|Institution:||University of Washington|
|Team:||Christine You, Jordan Kiga, Camila De Vincenzo, Kim Le, Sarah O'Connor|
|Role:||Brand design, User research, Prototype, Film, and Motion.|
How can Conversational User Interfaces (CUI) change how education is taught and delivered? Apollo is a Microsoft sponsored class that explores the possibilities and potential future of a better education. Apollo provides a personalized learning experience by tailoring education the students' learning styles, preferences, and life experiences.
After concluding our primary and secondary research, we found that there are systemic limitations in the current educational system. This lack of organization leads to students not receiving an individualized educational experience.
We decided to cater Apollo towards high school students.
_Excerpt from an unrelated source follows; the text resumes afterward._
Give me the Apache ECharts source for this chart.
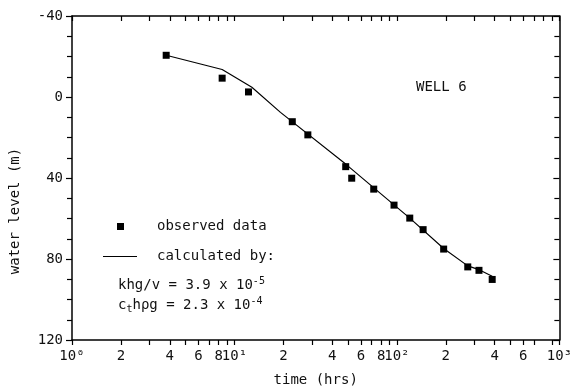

High school is a time where not only are you concious about your own study habits and learning styles, but it's a critical moment in transitioning into adulthood. This is when Apollo benefits students most. Apollo is able to grow with each student individually and is able to assist students during their educational and personal journey.
We decided to name our CUI, Apollo, based on the the Greek god Apollo for he is the god of the sun representing light and opportunity. We also wanted to take inspiration from NASA's Apollo Space Program and the endless discovery and exploration it brings.
The logo embodies the building blocks of education and creativity and also the endless possibilities of what proper education can bring
We went to three different schools to conduct interviews with students, faculty, and counselors. School 1 lacked resources and was located in a suburban neighborhood. Schools 2 and 3 were bigger and had more resources on hand. All schools provided valuable information, we found that high school students would utilize Apollo to integrate themselves more into their education, which confirmed our theories.
We conducted a "Wizard of Oz" prototype with the students. One group member would hide behind an animation as we video called students on another laptop. The person playing "Apollo" would not only answer questions, but also ask questions about their future college, educational, and personal goals. The reactions we recieved were quite genuine and refreshing to see witness.
Based on our research we saw that Apollo could not only benefit students at smaller high schools, but could be used across all high school students. From our research, we concluded five overall insights about high school students' needs, wants, and education.
As Apollo grows with the student, it's interactions also changes. Apollo's form will vary depending on use and situation. Apollo can easily adapt to any device and also has a widget form.
Teachers are able to access student's Apollo's to track student performance and questions. Teachers can then organize lesson plans and teaching styles to better cater to failing students.